Fake, Forgery and Fraud, all F words, deeply concern the present art world that prides on originality and authenticity. Which is flooded with copies of other artists, made by those who failed to survive on their creations; and sought a career out of replicating canvases which bear the name and resemblance of well known, well established and well respected names in the world of art, particularly the art market.


To forge an object is not limited to the realm of art only as valuable documents, currency notes, designers’ clothes and fashion accessories are prepared which imitate the originals. But to produce a likeness without an exact original is different from reproducing an already existing item. The former deceives a viewer yet also deals with imagining a new visual (in the style of an artist) while the latter, clearly a criminal act, is purely based upon showing one’s craft and skill in emulating a previous example.

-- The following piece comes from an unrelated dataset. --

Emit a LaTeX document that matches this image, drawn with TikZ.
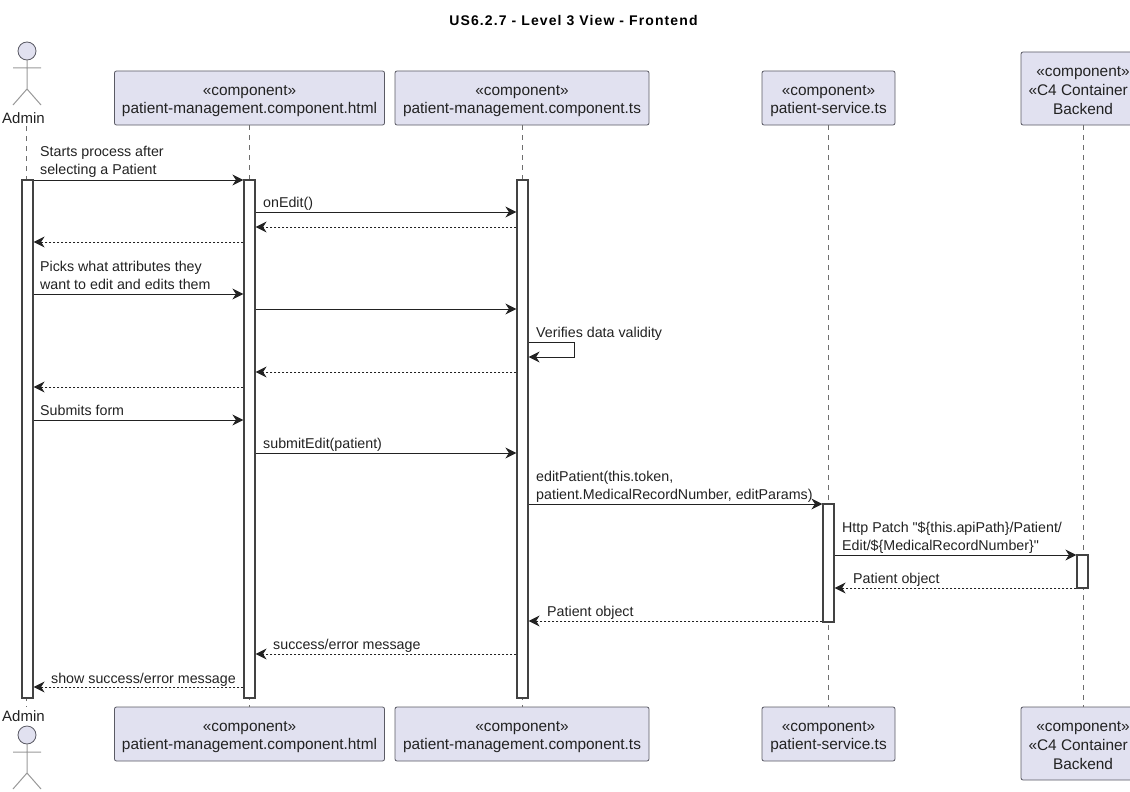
\documentclass[tikz,border=0pt]{standalone}
\usepackage{fontspec}
\setmainfont[Ligatures=TeXOff]{Liberation Sans}
\usetikzlibrary{arrows.meta}
\definecolor{boxfill}{RGB}{225, 225, 240}
\definecolor{boxline}{RGB}{90, 90, 100}
\definecolor{lifeline}{RGB}{110, 110, 110}
\definecolor{msgline}{RGB}{34, 34, 34}
\tikzset{
    partbox/.style={draw=boxline, fill=boxfill, line width=0.8pt, rounded corners=2pt, inner sep=0pt,
                    minimum height=54pt, align=center, font=\fontsize{15.4}{18.4}\selectfont, text=msgline,
                    execute at begin node=\rule{0pt}{35pt}},
    tallbox/.style={partbox, minimum width=124pt, minimum height=73pt, font=\fontsize{15.4}{18.8}\selectfont,
                    execute at begin node=\rule{0pt}{52pt}},
    actorlabel/.style={font=\fontsize{15}{18}\selectfont, text=msgline, inner sep=0pt},
    actorline/.style={draw=lifeline!70, line width=1pt},
    lifelinedash/.style={draw=lifeline, line width=0.7pt, dash pattern=on 5pt off 5pt},
    barbox/.style={draw=msgline!85, fill=white, line width=1.2pt, minimum width=11pt, inner sep=0pt},
    callmsg/.style={draw=msgline, line width=1pt, -{Stealth[length=11pt,width=11pt,inset=3.5pt]}},
    retmsg/.style={callmsg, dash pattern=on 2pt off 2pt},
    msglabel/.style={anchor=west, align=left, inner sep=0pt, yshift=-1.5pt, font=\fontsize{14.25}{18}\selectfont, text=msgline},
}
\begin{document}
\begin{tikzpicture}[x=1pt, y=-1pt]
    \useasboundingbox (0,0) rectangle (1130,792);
    \node[font=\bfseries\fontsize{14}{16}\selectfont\addfontfeature{LetterSpace=8}, text=black] (title) at (573.5,21) {US6.2.7 - Level 3 View - Frontend};

    % participants, top row
    \node[partbox, minimum width=270pt] (htmlTop) at (249.5, 98) {«component»\\patient-management.component.html};
    \node[partbox, minimum width=254pt] (tsTop)   at (522.0, 98) {«component»\\patient-management.component.ts};
    \node[partbox, minimum width=133pt] (svcTop)  at (828.5, 98) {«component»\\patient-service.ts};
    \node[tallbox] (backTop) at (1083, 88.5) {«component»\\\makebox[109pt][l]{«C4 Container}\\Backend};
    % participants, bottom row
    \node[partbox, minimum width=270pt] (htmlBot) at (249.5, 734) {«component»\\patient-management.component.html};
    \node[partbox, minimum width=254pt] (tsBot)   at (522.0, 734) {«component»\\patient-management.component.ts};
    \node[partbox, minimum width=133pt] (svcBot)  at (828.5, 734) {«component»\\patient-service.ts};
    \node[tallbox] (backBot) at (1083, 743.5) {«component»\\\makebox[109pt][l]{«C4 Container}\\Backend};

    % actor, top
    \draw[boxline, fill=boxfill, line width=0.8pt] (27,51) circle (9);
    \draw[actorline] (27,60) -- (27,89) (13,68) -- (41,68) (13,105) -- (27,89) -- (41,105);
    \node[actorlabel] (adminTop) at (23.5,118) {Admin};
    % actor, bottom
    \draw[boxline, fill=boxfill, line width=0.8pt] (27,735) circle (9);
    \draw[actorline] (27,744) -- (27,773) (13,752) -- (41,752) (13,789) -- (27,773) -- (41,789);
    \node[actorlabel] (adminBot) at (23.5,716) {Admin};

    % lifelines
    \coordinate (adminA) at (26.5,126);
    \coordinate (adminB) at (26.5,707);
    \draw[lifelinedash] (adminA) -- (adminB);
    \draw[lifelinedash] (htmlTop) -- (htmlBot);
    \draw[lifelinedash] (tsTop) -- (tsBot);
    \draw[lifelinedash] (svcTop) -- (svcBot);
    \draw[lifelinedash] (backTop) -- (backBot);

    % activations
    \node[barbox, minimum height=518pt] (adminBar) at (27.5, 439) {};
    \node[barbox, minimum height=518pt] (htmlBar)  at (249.5, 439) {};
    \node[barbox, minimum height=518pt] (tsBar)    at (522.5, 439) {};
    \node[barbox, minimum height=118pt] (svcBar)   at (828.5, 563) {};
    \node[barbox, minimum height=33pt]  (backBar)  at (1082.5, 571.5) {};

    % messages
    \node[msglabel] (lblStart) at (40,160) {Starts process after\\selecting a Patient};
    \draw[callmsg] (adminBar.east |- 0,180) -- (htmlBar.west |- 0,180);
    \node[msglabel] (lblEdit) at (263,202) {onEdit()};
    \draw[callmsg] (htmlBar.east |- 0,212) -- (tsBar.west |- 0,212);
    \draw[retmsg] (tsBar.west |- 0,227) -- (htmlBar.east |- 0,227);
    \draw[retmsg] (htmlBar.west |- 0,242) -- (adminBar.east |- 0,242);
    \node[msglabel] (lblPick) at (40,274) {Picks what attributes they\\want to edit and edits them};
    \draw[callmsg] (adminBar.east |- 0,294) -- (htmlBar.west |- 0,294);
    \draw[callmsg] (htmlBar.east |- 0,309) -- (tsBar.west |- 0,309);
    \node[msglabel] (lblVerify) at (536,332) {Verifies data validity};
    \draw[callmsg] (tsBar.east |- 0,342) -- (574,342) -- (574,357) -- (tsBar.east |- 0,357);
    \draw[retmsg] (tsBar.west |- 0,372) -- (htmlBar.east |- 0,372);
    \draw[retmsg] (htmlBar.west |- 0,387) -- (adminBar.east |- 0,387);
    \node[msglabel] (lblSubmit) at (40,409) {Submits form};
    \draw[callmsg] (adminBar.east |- 0,420) -- (htmlBar.west |- 0,420);
    \node[msglabel] (lblSubmitEdit) at (263,443) {submitEdit(patient)};
    \draw[callmsg] (htmlBar.east |- 0,453) -- (tsBar.west |- 0,453);
    \node[msglabel] (lblPatch) at (536,485) {editPatient(this.token,\\patient.MedicalRecordNumber, editParams)};
    \draw[callmsg] (tsBar.east |- 0,504) -- (svcBar.west |- 0,504);
    \node[msglabel] (lblHttp) at (842,536) {Http Patch "\$\{this.apiPath\}/Patient/\\Edit/\$\{MedicalRecordNumber\}"};
    \draw[callmsg] (svcBar.east |- 0,555) -- (backBar.west |- 0,555);
    \node[msglabel] (lblObjA) at (853,578) {Patient object};
    \draw[retmsg] (backBar.west |- 0,588) -- (svcBar.east |- 0,588);
    \node[msglabel] (lblObjB) at (547,611) {Patient object};
    \draw[retmsg] (svcBar.west |- 0,621) -- (tsBar.east |- 0,621);
    \node[msglabel] (lblResult) at (273,644) {success/error message};
    \draw[retmsg] (tsBar.west |- 0,654) -- (htmlBar.east |- 0,654);
    \node[msglabel] (lblShow) at (51,678) {show success/error message};
    \draw[retmsg] (htmlBar.west |- 0,687) -- (adminBar.east |- 0,687);
\end{tikzpicture}
\end{document}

Besides the ethical issues, copies have been made and sold since centuries, and collectors bought these – often paying the price of original. However in our age of mechanical reproduction and the environment of virtual experience, the notions of fake and forgery have gone through certain modification. If a work of art is created using a digital medium on an Internet site, it can be reproduced in numerous numbers, hence diminishing boundaries between original and a copy. In fact today’s practices remind of a basic concept: it is the idea that bestows the status of originality and authenticity rather than the physical fabrication.


The present age liberated everyone from the burden of originality, yet for many it is still important to differentiate real from reproduction. The current issue of Art Now Pakistan addresses the theme of forgery while presenting multiple views and points of view on this question, both in essays and through the photo-essay. It also includes profiles and interviews of two personalities, who are recognized for their original voices in the contemporary art of Pakistan. Reviews of exhibitions, from Pakistan and other parts of the world help towards understanding current art practices, which exist beyond the contention of original and fake. Book review of Akbar Naqvi’s monograph on Shahid Rassam investigates the question and quest for individual and independent vocabulary, since the subject of the book, has produced works in multiple styles.


Once during a party a painter from Karachi after many glasses started to confess about his life and work. Sharing his frustration with a fellow artist, he admitted: No one buys my work. Everybody is collecting Allah Bux, A. R. Chughtai and Sadequain, not knowing that those are also made by me!